The purpose of this PASCAL REXX library is to allow a smooth conversion
to a compiled language that can address the performance requirements of
LISTSERV. IBM has made it clear that they do not intend to provide the
REXX compiler and pre-requisite libraries as a standard part of VM, or at
least as an affordable supplement. In any case, early experience with the
REXX compiler in the LISTSERV environment shows only a marginal
improvement in CPU usage (about a factor of 2), while the amount of
storage required to hold the "compiled" code is 4 times higher.
Due to an unfortunate intersection of brain-damaged features of CMS, the
migration to this PASCAL REXX library is, regrettably, not going to be a
painless one. The first problem is that, with the possible exception of
the REXX compiler, IBM has always refused to make compilers for VM. The
PASCAL compiler, like all other compilers, is an MVS compiler that relies
on the fact that VM emulates a subset of OS system calls. Storage for the
run time environment and other things beyond programmer control is
allocated using OS calls (GETMAIN), and may be unexpected destroyed
without warning should another OS application issue an STRINIT call. The
COPYFILE command was originally written by MVS people who only knew about
OS calls, and happily issued a STRINIT before requesting storage (this is
why COPYFILE have you an abend rather than a nonzero return code if it
ran out of storage). This was fixed with CMS5, but code had to be added
to the PREXX library to detect STRINIT calls under CMS4 and take
corrective action; this code has to be tested.
Another problem is that the PASCAL compiler, like all IBM compilers, uses
its own private procedures for allocating storage (which, ultimately,
call OS simulation routines). A library routine (for instance a string
manipulation routine) should return storage allocated using these
procedures, so that it behaves like regular PASCAL storage. There is,
obviously, no documented interface for calling these procedures. Since
they are presently implemented using the standard PASCAL linkage
sequence, the risk that they might change in the future seems low, but it
will always be there and there is no other solution.
Due to the brain-damaged interface the REXX interpreter uses to access
external REXX functions, a significant number of LISTSERV modules will
have to be renamed. The reason is that only the first 6 characters of the
REXX function name are meaningful, in the case of external functions.
That is, the standard STORAGE() function, which is implemented as an
external assembler function, can be invoked via STORAGECLEAR(),
STORAGRAFF(), or whatever strikes your fancy.
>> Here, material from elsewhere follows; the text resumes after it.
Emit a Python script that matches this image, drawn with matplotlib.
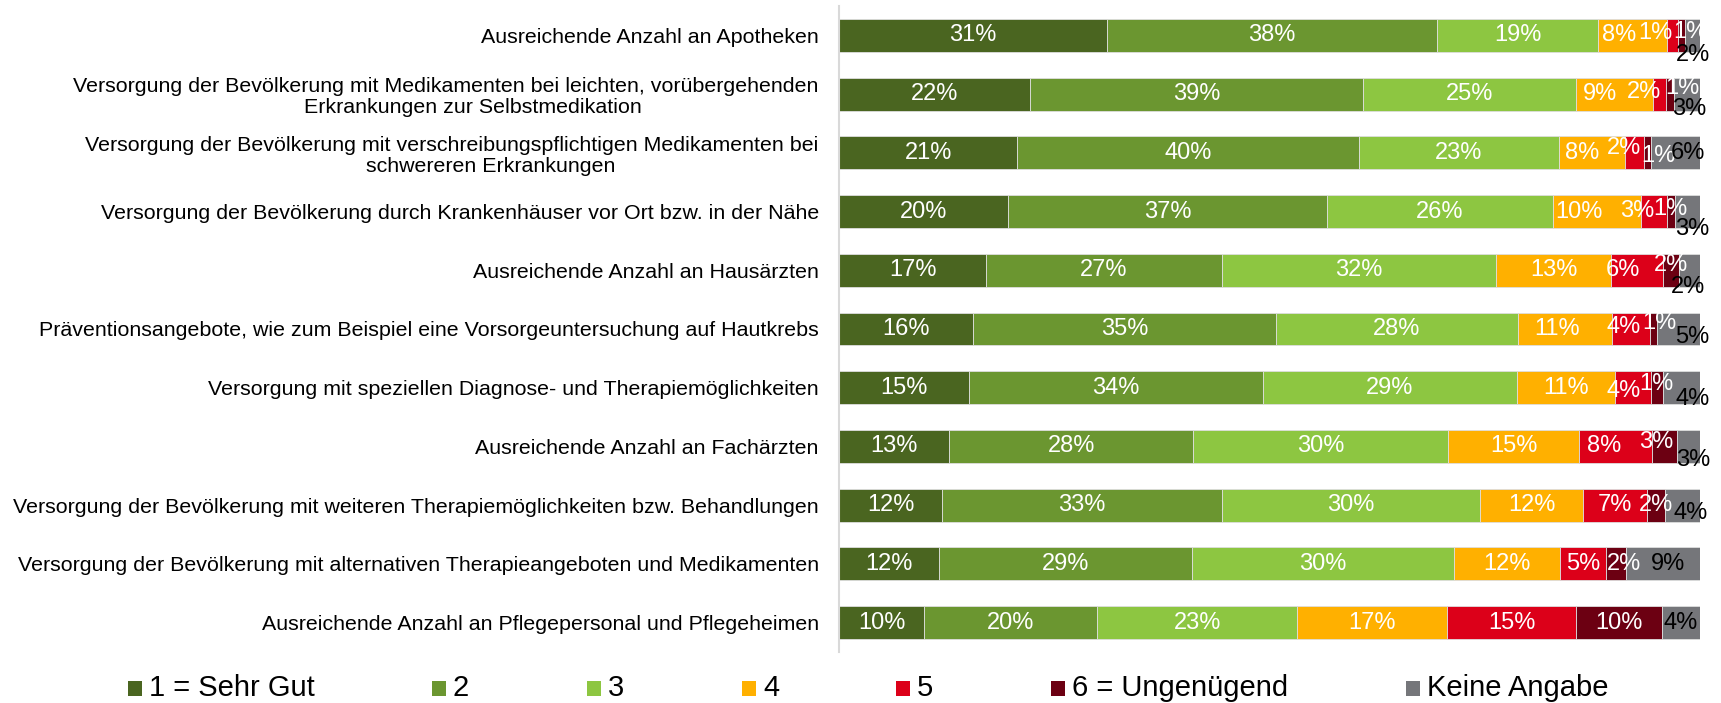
import matplotlib

matplotlib.use("Agg")
import matplotlib.pyplot as plt
from matplotlib.patches import Rectangle
import numpy as np


# the wrapped labels in the original sit a bit right of centre; leading spaces reproduce that
CATEGORIES = [
    "Ausreichende Anzahl an Apotheken",
    "Versorgung der Bevölkerung mit Medikamenten bei leichten, vorübergehenden\n"
    + " " * 9 + "Erkrankungen zur Selbstmedikation",
    "Versorgung der Bevölkerung mit verschreibungspflichtigen Medikamenten bei\n"
    + " " * 13 + "schwereren Erkrankungen",
    "Versorgung der Bevölkerung durch Krankenhäuser vor Ort bzw. in der Nähe",
    "Ausreichende Anzahl an Hausärzten",
    "Präventionsangebote, wie zum Beispiel eine Vorsorgeuntersuchung auf Hautkrebs",
    "Versorgung mit speziellen Diagnose- und Therapiemöglichkeiten",
    "Ausreichende Anzahl an Fachärzten",
    "Versorgung der Bevölkerung mit weiteren Therapiemöglichkeiten bzw. Behandlungen",
    "Versorgung der Bevölkerung mit alternativen Therapieangeboten und Medikamenten",
    "Ausreichende Anzahl an Pflegepersonal und Pflegeheimen",
]

SEHR_GUT = [31.1, 22.2, 20.7, 19.6, 17.1, 15.6, 15.0, 12.8, 12.0, 11.6, 9.9]
NOTE_2 = [38.3, 38.6, 39.7, 37.0, 27.3, 35.2, 34.1, 28.3, 32.6, 29.3, 20.1]
NOTE_3 = [18.7, 24.7, 23.2, 26.2, 31.8, 28.1, 29.4, 29.6, 30.0, 30.4, 23.2]
NOTE_4 = [8.0, 8.9, 7.7, 10.3, 13.4, 11.0, 11.4, 15.2, 12.0, 12.4, 17.4]
NOTE_5 = [1.3, 1.6, 2.2, 3.0, 6.0, 4.4, 4.1, 8.4, 7.4, 5.3, 15.0]
UNGENUEGEND = [0.8, 0.9, 0.8, 0.9, 1.9, 0.8, 1.4, 2.9, 2.1, 2.3, 10.0]
KEINE_ANGABE = [1.7, 3.0, 5.7, 2.9, 2.4, 5.0, 4.3, 2.7, 4.1, 8.6, 4.4]

SERIES_LABELS = ["1 = Sehr Gut", "2", "3", "4", "5", "6 = Ungenügend", "Keine Angabe"]
COLORS = ["#4a6520", "#6b9630", "#8dc641", "#ffb000", "#dc0019", "#6c0012", "#75767a"]
TEXT_COLORS = ["white"] * 6 + ["black"]

# Excel nudged the crowded data labels; (row, series): (dx, dy) in pixels, dy downwards
LABEL_SHIFT = {
    (0, 3): (-14, 0), (0, 4): (-17, -2), (0, 5): (8, -3), (0, 6): (0, 20),
    (1, 3): (-14, 0), (1, 4): (-15, -2), (1, 5): (12, -6), (1, 6): (2, 15),
    (2, 3): (-10, 0), (2, 4): (-11, -5), (2, 5): (11, 3), (2, 6): (12, 0),
    (3, 3): (-18, 0), (3, 4): (-17, -1), (3, 5): (-1, -3), (3, 6): (5, 17),
    (4, 4): (-14, 0), (4, 5): (0, -5), (4, 6): (-2, 17),
    (5, 3): (-8, 0), (5, 4): (-8, -2), (5, 5): (6, -6), (5, 6): (14, 8),
    (6, 4): (-9, 3), (6, 5): (0, -4), (6, 6): (11, 11),
    (7, 4): (-11, 0), (7, 5): (-8, -4), (7, 6): (5, 14),
    (8, 6): (8, 8),
    (9, 5): (8, 0), (9, 6): (5, 0),
}

W, H = 1721, 703


def main() -> None:
    plt.rcParams.update(
        {
            "font.family": ["Liberation Sans", "DejaVu Sans"],
            "font.size": 15,
        }
    )
    series = np.array(
        [SEHR_GUT, NOTE_2, NOTE_3, NOTE_4, NOTE_5, UNGENUEGEND, KEINE_ANGABE]
    )
    totals = series.sum(axis=0)
    shares = series / totals * 100

    fig = plt.figure(figsize=(W / 100, H / 100), dpi=100)
    ax = fig.add_axes([839 / W, (H - 652) / H, 861 / W, 646 / H])
    y = np.arange(len(CATEGORIES))
    left = np.zeros(len(CATEGORIES))
    for i, (label, color) in enumerate(zip(SERIES_LABELS, COLORS)):
        ax.barh(
            y,
            shares[i],
            left=left,
            height=0.56,
            color=color,
            edgecolor="#dedede",
            linewidth=0.6,
            label=label,
        )
        for r in range(len(CATEGORIES)):
            dx, dy = LABEL_SHIFT.get((r, i), (0, 0))
            ax.annotate(
                f"{series[i][r]:.0f}%",
                xy=(left[r] + shares[i][r] / 2, y[r]),
                xytext=(dx, -dy),
                textcoords="offset pixels",
                ha="center",
                va="center",
                color=TEXT_COLORS[i],
                fontsize=17,
                annotation_clip=False,
            )
        left += shares[i]

    ax.set_xlim(0, 100)
    ax.set_ylim(len(CATEGORIES) - 0.5, -0.5)
    ax.set_yticks(y)
    ax.set_yticklabels(CATEGORIES, multialignment="center", linespacing=1.15)
    ax.tick_params(axis="y", length=0, pad=14.5, labelsize=15.4)
    ax.set_xticks([])
    for side in ["top", "right", "bottom"]:
        ax.spines[side].set_visible(False)
    ax.spines["left"].set_color("#d9d9d9")
    ax.spines["left"].set_linewidth(1.5)

    # legend row, spaced as in the original export
    legend_x = [128, 432, 587, 742, 896, 1051, 1406]
    for x, label, color in zip(legend_x, SERIES_LABELS, COLORS):
        fig.patches.append(
            Rectangle(
                (x / W, (H - 696) / H),
                14 / W,
                15 / H,
                transform=fig.transFigure,
                facecolor=color,
                edgecolor="none",
            )
        )
        fig.text((x + 21) / W, (H - 688) / H, label, fontsize=21, va="center", ha="left")

    fig.savefig("out.png", dpi=100)
    plt.close(fig)


if __name__ == "__main__":
    main()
The consequence is that, if
you were to convert LSVBESTP to PASCAL, any call to LSVBESTE (a totally
different program) would silently call the new LSVBESTP.
The bottom line is that almost every single piece of REXX code will have
to be edited to replace all occurences of LSVxxx with LSVyyy. Once this
has been done, it will be extremely difficult to issue fixes, so a new
release will have to be sent - as soon as possible. This is why I am
looking for beta-test sites now.
Presently, LSV822TO and LSVNADDR have been converted to PASCAL (the
former is called 15,000 times a day on backbone hub sites, the latter
about half as much); in addition, the part of LSVDBNB that builds list
archive indexes has also been converted, as there was a notable
performance problem in that area (the new code can read the file and
build the index in about half the CPU time you need to read the file
using EXECIO with the SKIP option). Due to the editing process described
above, the resulting update deck is 6389 lines in CARD format, so I will
have to restrict distribution to sites with good connectivity, as this
has to be installed manually and I don't want to split it into smaller
files for that reason. Since most EXEC's are affected by just these two
name changes (the new names are LSV82T and LSVADR), you have to backup
the whole 191 minidisk before doing the CARD LOAD. Afterwards, all you
have to do is restart - there is no configuration change. The new source
code is another 2616 lines in CARD format.